14. Register warning: internet literacy is not permission to sound weird
Learners love slang because it feels alive. That is good. But overusing slang can make a learner sound like a parody of a comment section.
Use this ladder:
| Context | Safer style |
|---|---|
| Formal email | standard Mandarin, no number slang, no meme initialisms |
| Teacher/classroom | occasional colloquial words if invited, not meme-heavy |
| Friend chat | emojis, 哈哈, casual particles, some slang if relationship fits |
| Fandom/live chat | initialisms, exaggerated praise, emoji play |
| Public post | platform-dependent; watch audience and topic |
| Sensitive topic | be careful: homophones and emojis can imply more than you intend |
The article should make one firm point: internet language is not “bad Chinese,” but it is also not universally appropriate Chinese. It is register-sensitive writing.

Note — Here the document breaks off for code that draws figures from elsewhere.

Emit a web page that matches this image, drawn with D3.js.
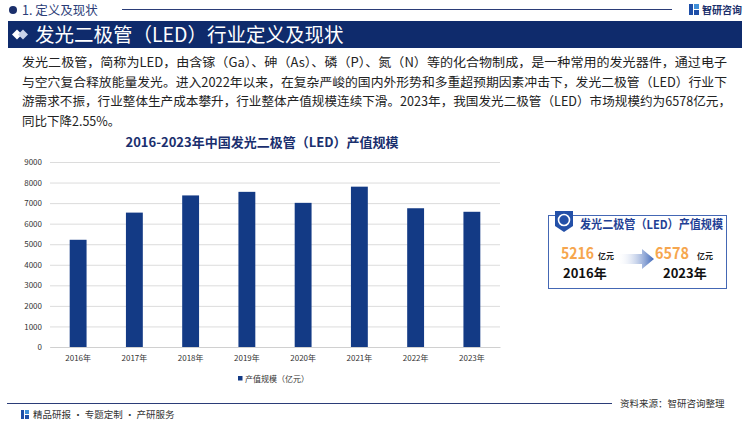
<!DOCTYPE html>
<html><head><meta charset="utf-8">
<script src="https://cdn.jsdelivr.net/npm/d3@7/dist/d3.min.js"></script>
<style>body{margin:0;background:#fff;}svg{display:block;font-family:"Noto Sans CJK SC","Noto Sans",sans-serif;}</style>
</head><body><svg id="c" width="750" height="422"></svg>
<script>
const years = ["2016年","2017年","2018年","2019年","2020年","2021年","2022年","2023年"];
const values = [5216, 6538, 7374, 7548, 7013, 7800, 6750, 6578];
const yTicks = [0,1000,2000,3000,4000,5000,6000,7000,8000,9000];
const seriesName = "产值规模（亿元）";
const paragraph = [
  "发光二极管，简称为LED，由含镓（Ga）、砷（As）、磷（P）、氮（N）等的化合物制成，是一种常用的发光器件，通过电子",
  "与空穴复合释放能量发光。进入2022年以来，在复杂严峻的国内外形势和多重超预期因素冲击下，发光二极管（LED）行业下",
  "游需求不振，行业整体生产成本攀升，行业整体产值规模连续下滑。2023年，我国发光二极管（LED）市场规模约为6578亿元，",
  "同比下降2.55%。"
];

const svg = d3.select("#c");
const navy = "#0f2b6c", bar = "#133a85";

// header
svg.append("circle").attr("cx",13).attr("cy",10).attr("r",4).attr("fill","#1b2f6b");
svg.append("text").attr("x",22).attr("y",14.5).attr("font-size",12.5).attr("fill","#2b3d78").text("1. 定义及现状");
svg.append("line").attr("x1",122).attr("x2",672).attr("y1",9.5).attr("y2",9.5).attr("stroke","#2b3d78").attr("stroke-width",1);
const lg = svg.append("g");
lg.append("rect").attr("x",689).attr("y",4).attr("width",4).attr("height",11).attr("fill","#1e4fa8");
lg.append("rect").attr("x",694).attr("y",4).attr("width",5).attr("height",5).attr("fill","#3f8fd8");
lg.append("rect").attr("x",694).attr("y",10).attr("width",5).attr("height",5).attr("fill","#1e4fa8");
svg.append("text").attr("x",702).attr("y",14).attr("font-size",10).attr("font-weight","bold").attr("fill","#1b2f6b").text("智研咨询");

// banner
svg.append("rect").attr("x",8).attr("y",21).attr("width",734).attr("height",27).attr("fill",navy);
svg.append("path").attr("d","M12,34.5 L17,29.5 L22,34.5 L17,39.5Z").attr("fill","#fff");
svg.append("path").attr("d","M18,34.5 L23,29.5 L28,34.5 L23,39.5Z").attr("fill","#c9d3ea");
svg.append("text").attr("x",35).attr("y",42).attr("font-size",19.5).attr("fill","#fff").text("发光二极管（LED）行业定义及现状");

// paragraph
const pY = [67, 86.5, 106, 125.5];
const pW = [705, 705, 709, null];
paragraph.forEach((t,i)=>{
  const tx = svg.append("text").attr("x",22).attr("y",pY[i]).attr("font-size",12.5).attr("fill","#222").text(t);
  if (pW[i]) tx.attr("textLength",pW[i]).attr("lengthAdjust","spacingAndGlyphs");
});

// chart title
svg.append("text").attr("x",262).attr("y",147).attr("text-anchor","middle").attr("font-size",13).attr("font-weight","bold")
  .attr("fill","#1a2f6e").text("2016-2023年中国发光二极管（LED）产值规模");

// chart
const x = d3.scaleBand().domain(years).range([50,500]).paddingInner(0.7).paddingOuter(0.35);
const y = d3.scaleLinear().domain([0,9000]).range([347,162]);
const gy = svg.append("g").attr("transform","translate(50,0)")
  .call(d3.axisLeft(y).tickValues(yTicks).tickSize(-450).tickFormat(d3.format("d")));
gy.select(".domain").remove();
gy.selectAll(".tick line").attr("stroke","#dcdcdc");
gy.selectAll(".tick text").attr("x",-8).attr("font-size",8).attr("fill","#333").attr("font-family","'Noto Sans CJK SC',sans-serif");
svg.selectAll(".bar").data(values).join("rect").attr("class","bar")
  .attr("x",(d,i)=>x(years[i])).attr("width",x.bandwidth())
  .attr("y",d=>y(d)).attr("height",d=>y(0)-y(d)).attr("fill",bar);
const gx = svg.append("g").attr("transform","translate(0,347)").call(d3.axisBottom(x).tickSize(0));
gx.select(".domain").attr("stroke","#d0d0d0");
gx.selectAll(".tick text").attr("dy",11).attr("font-size",8).attr("fill","#333").attr("font-family","'Noto Sans CJK SC',sans-serif");

// legend
svg.append("rect").attr("x",238).attr("y",376).attr("width",4.5).attr("height",4.5).attr("fill",bar);
svg.append("text").attr("x",245).attr("y",381.5).attr("font-size",8).attr("fill","#333").text(seriesName);

// right box
svg.append("rect").attr("x",548.5).attr("y",215.5).attr("width",178).attr("height",73).attr("fill","#fff").attr("stroke","#4467b4").attr("stroke-width",1);
svg.append("path").attr("d","M555,211 L573,211 L573,226 L564,232 L555,226Z").attr("fill","#2350a8");
svg.append("circle").attr("cx",564).attr("cy",220).attr("r",5.5).attr("fill","none").attr("stroke","#fff").attr("stroke-width",1.6);
svg.append("text").attr("x",580).attr("y",228.5).attr("font-size",12).attr("font-weight","bold").attr("fill","#1f3f95")
  .attr("textLength",143).attr("lengthAdjust","spacingAndGlyphs").text("发光二极管（LED）产值规模");
const grad = svg.append("defs").append("linearGradient").attr("id","ag");
grad.append("stop").attr("offset","0%").attr("stop-color","#ffffff").attr("stop-opacity",0);
grad.append("stop").attr("offset","100%").attr("stop-color","#3d66b8");
svg.append("path").attr("d","M617,254 L642,254 L642,249 L654,259 L642,269 L642,264 L617,264Z").attr("fill","url(#ag)");
svg.append("text").attr("x",561).attr("y",259).attr("font-size",15.5).attr("font-weight","bold").attr("fill","#f6a64e")
  .attr("textLength",33).attr("lengthAdjust","spacingAndGlyphs").text("5216");
svg.append("text").attr("x",598).attr("y",258.5).attr("font-size",8).attr("font-weight","bold").attr("fill","#222").text("亿元");
svg.append("text").attr("x",563).attr("y",278).attr("font-size",13).attr("font-weight","bold").attr("fill","#111").text("2016年");
svg.append("text").attr("x",655).attr("y",259).attr("font-size",15.5).attr("font-weight","bold").attr("fill","#f6a64e")
  .attr("textLength",34).attr("lengthAdjust","spacingAndGlyphs").text("6578");
svg.append("text").attr("x",697).attr("y",258.5).attr("font-size",8).attr("font-weight","bold").attr("fill","#222").text("亿元");
svg.append("text").attr("x",663).attr("y",278).attr("font-size",13).attr("font-weight","bold").attr("fill","#111").text("2023年");

// footer
svg.append("line").attr("x1",7).attr("x2",612).attr("y1",403.5).attr("y2",403.5).attr("stroke","#2b3d78").attr("stroke-width",1);
svg.append("text").attr("x",620).attr("y",407).attr("font-size",9.5).attr("fill","#333").text("资料来源：智研咨询整理");
svg.append("rect").attr("x",21).attr("y",410).attr("width",3).attr("height",9).attr("fill","#1e4fa8");
svg.append("rect").attr("x",25).attr("y",410).attr("width",4).attr("height",4).attr("fill","#3f8fd8");
svg.append("rect").attr("x",25).attr("y",415).attr("width",4).attr("height",4).attr("fill","#1e4fa8");
svg.append("text").attr("x",33).attr("y",418).attr("font-size",9.5).attr("fill","#333").text("精品研报 · 专题定制 · 产研服务");
</script></body></html>
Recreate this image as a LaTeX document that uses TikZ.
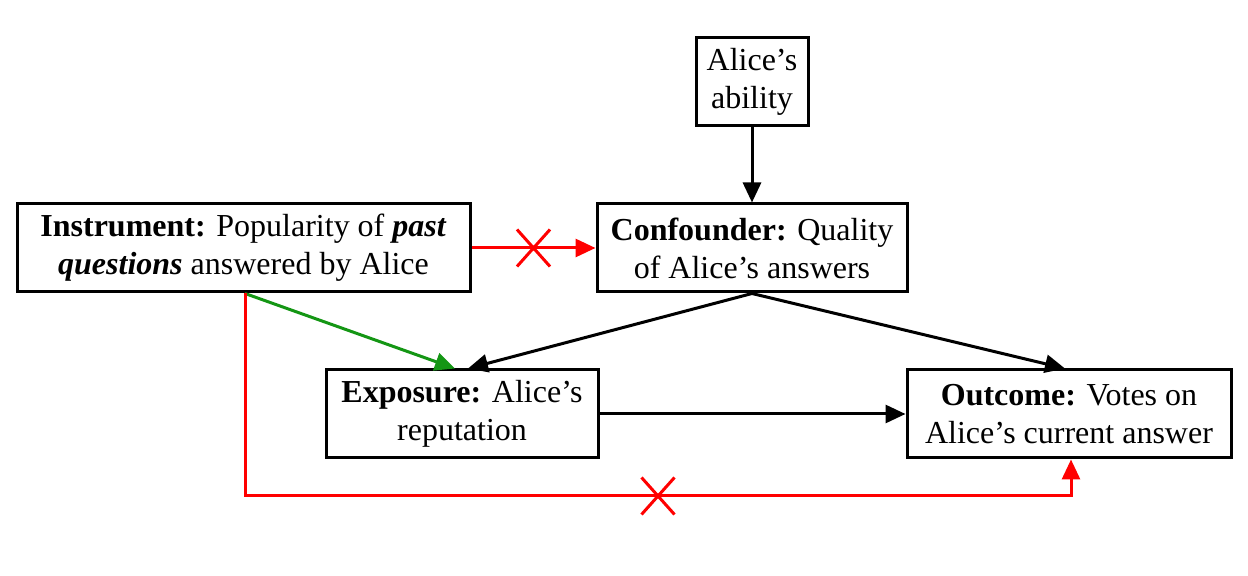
\documentclass[tikz,border=0pt]{standalone}
\usepackage{fontspec}
\setmainfont{Liberation Serif}
\usepackage{tikz}
\tikzset{
  box_font/.style = {font=\fontsize{16}{19}\selectfont},
  box_line/.style = {draw, line width=1.5pt}
}
\tikzset{
  box/.style = {box_font, box_line, align=center, inner sep=0},
  link/.style = {line width=1.5pt, -{Triangle[length=10pt,width=9pt]}},
  red_link/.style = {link, red},
  green_link/.style = {link, draw=green_dark},
  cross_mark/.style = {cross out, draw=red, line width=1.5pt, minimum width=15pt, minimum height=17pt, inner sep=0, sloped=false}
}
\definecolor{green_dark}{RGB}{20,150,20}
\usetikzlibrary{arrows.meta, shapes.misc, positioning}

\begin{document}
\begin{tikzpicture}[x=0.5pt, y=-0.5pt]
        \useasboundingbox (0,0) rectangle (1248,576);

        % Variables
        \node[box, minimum width=56pt, minimum height=44pt] at (752,82) (abil) {
            Alice's\\ ability};
        \node[box, minimum width=226.5pt, minimum height=44pt] at (243.5,248) (inst) {
            \textbf{Instrument:} Popularity of \textbf{\textit{past}}\\
            \textbf{\textit{questions}} answered by Alice};
        \node[box, minimum width=155pt, minimum height=44pt] at (752,248) (conf) {
            \textbf{Confounder:} Quality\\ of Alice's answers};
        \node[box, minimum width=136pt, minimum height=44pt] at (462,414) (expo) {
            \textbf{Exposure:} Alice's\\ reputation};
        \node[box, minimum width=162pt, minimum height=44pt] at (1069,414) (outc) {
            \textbf{Outcome:} Votes on\\ Alice's current answer};

        % Arrows
        \draw[link] (abil.south)--(conf.north);
        \draw[link] (conf.south)--([xshift=3pt]expo.north);
        \draw[link] (conf.south)--([xshift=-2pt]outc.north);
        \draw[link] (expo.east)--(outc.east -| outc.west);
        \draw[green_link] ([xshift=0.75pt]inst.south)--([xshift=-3.5pt]expo.north);

        % Blocked paths
        \draw[red_link] (inst.east)-- node[cross_mark] (x_1) {} (conf.west);
        \coordinate (c_1) at ([xshift=0.75pt]inst.south |- 0,496);
        \coordinate (c_2) at ([xshift=1pt]outc.south |- 0,496);
        \draw[red_link] ([xshift=0.75pt]inst.south)--(c_1)-- node[cross_mark] (x_2) {} (c_2)--([xshift=1pt]outc.south);
\end{tikzpicture}
\end{document}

15. Stronger tool spec: decode-the-post lab
The decode-the-post tool should label four layers:
Literal text
Sound play
Platform/register
Pragmatic stance
Example:
这场演出真的yyds😭 我直接awsl
Possible annotation:
| Element | Label | Explanation |
|---|---|---|
| 这场演出 | topic | this performance/show |
| 真的 | intensifier | really |
| yyds | Pinyin initialism | 永远的神; exaggerated praise |
| 😭 | emoji stance | overwhelmed/emotional, not necessarily literal sadness |
| 我直接 | colloquial frame | “I just / I immediately” intensifies reaction |
| awsl | Pinyin initialism | 啊我死了; overwhelmed by cuteness/beauty/impression |
The module should include a warning:
Do not copy slang into formal writing.
Save examples by platform and date because internet usage ages quickly.
That makes the article useful without pretending to freeze a living register.
Final learner takeaway
Chinese digital writing is not a random pile of memes. It is a creative system built from sound, characters, Pinyin, numbers, emoji, platform habits, and social risk.
Your goal is not to sound like a teenager on every platform. Your goal is to recognize what is happening.
When you see an unfamiliar form, ask:
Is this a homophone?
Is this Pinyin initials?
Is this emoji stance?
Is this character shape play?
Is this avoidance?
What community uses it?
That is how internet language becomes durable literacy instead of disposable slang.